Chip Strickland led South-Doyle students in an outdoor Science Olympiad and Enrichment class aimed at highlighting the engineering process. To that end, each student had constructed a catapult and got to shoot a marble or golf ball three times.
The point, according to Strickland, wasn’t so much the invention itself, as teaching students how to improve their inventions.
“When you have a problem, you build a prototype, you test it, if it doesn’t work you go back to … the drawing board and say, ‘Okay, what went wrong, what went right?’” Strickland said. “And they go through that process again to see if they can actually improve.”
Cody Collette, a 7th grader, launched the farthest-flying marble in the “tiny” category, using a catapult made of a mousetrap, popsicle sticks, electrical tape and hot glue. He worked on the project with his father, and said it took about four hours from start to finish.
Max Hull, an 8th grader, made a catapult that stood more than six feet tall, using lumber salvaged from their old pool deck.

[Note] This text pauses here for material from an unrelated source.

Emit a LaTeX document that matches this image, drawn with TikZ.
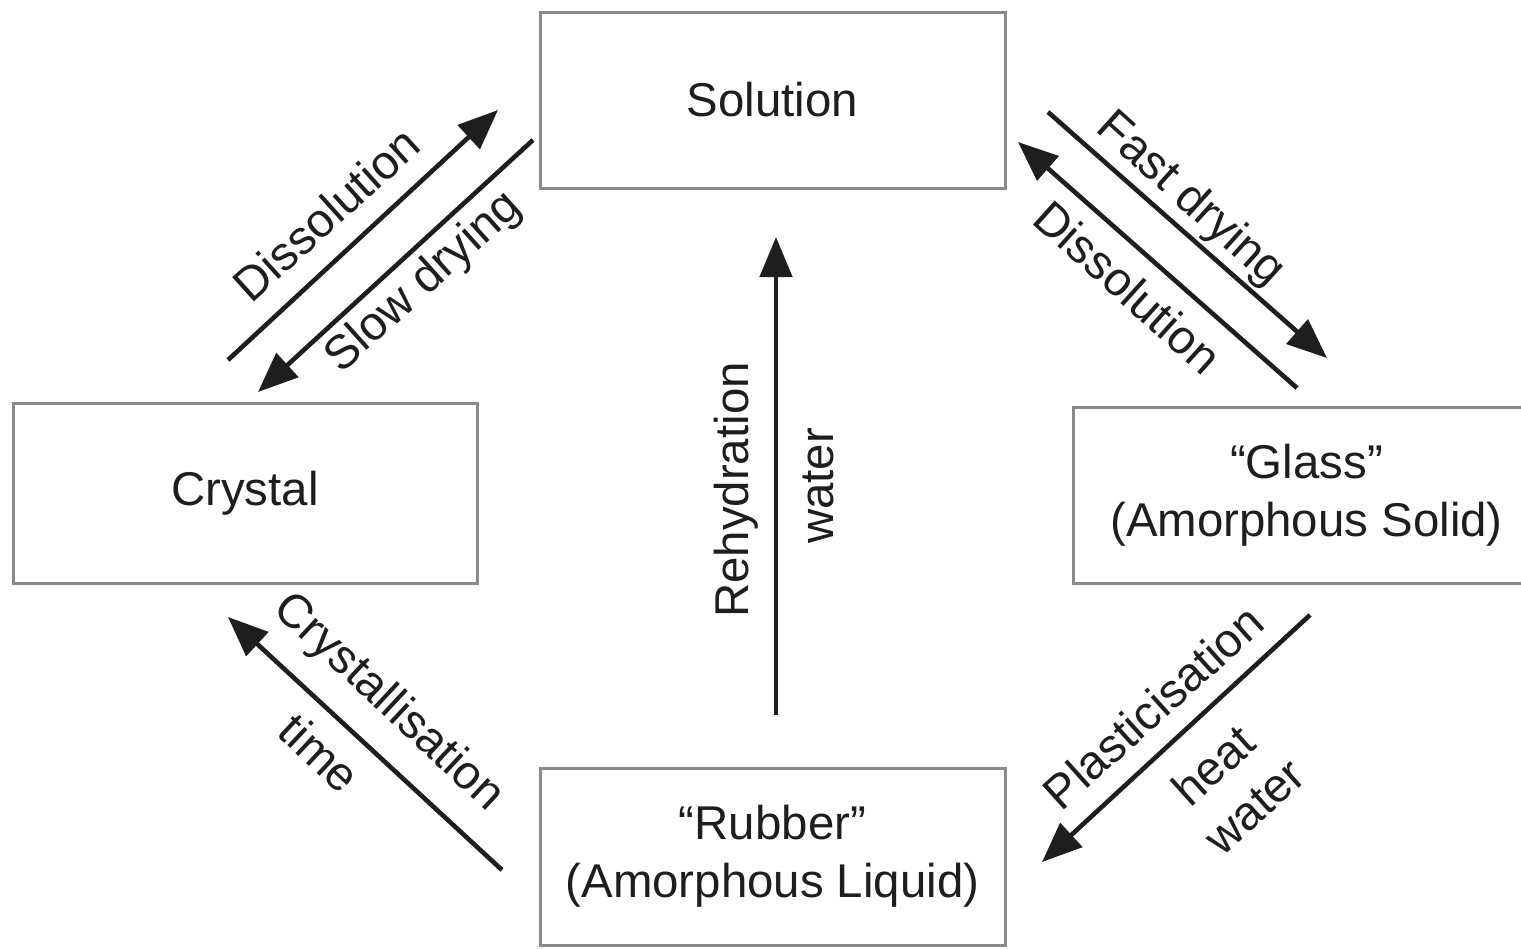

During the process of testing, Max said he learned that the arm of his catapult was slowing down at the top of its rotation, mainly because the tension was being released at that point. But his device still managed to fling a golf ball most of the way across a small parking lot, a feat that impressed the classmates who were watching.
Students had two weekends and five days to build and test the catapults at home, and competed within several size categories. They will also give oral or video presentations focused on what they would do differently the next time.
Strickland said he tries to get students to apply what they learn in science classes to application and design in his class, and later in the year they’ll move on to projects including energy transfers, dynamics of flight and rocketry design.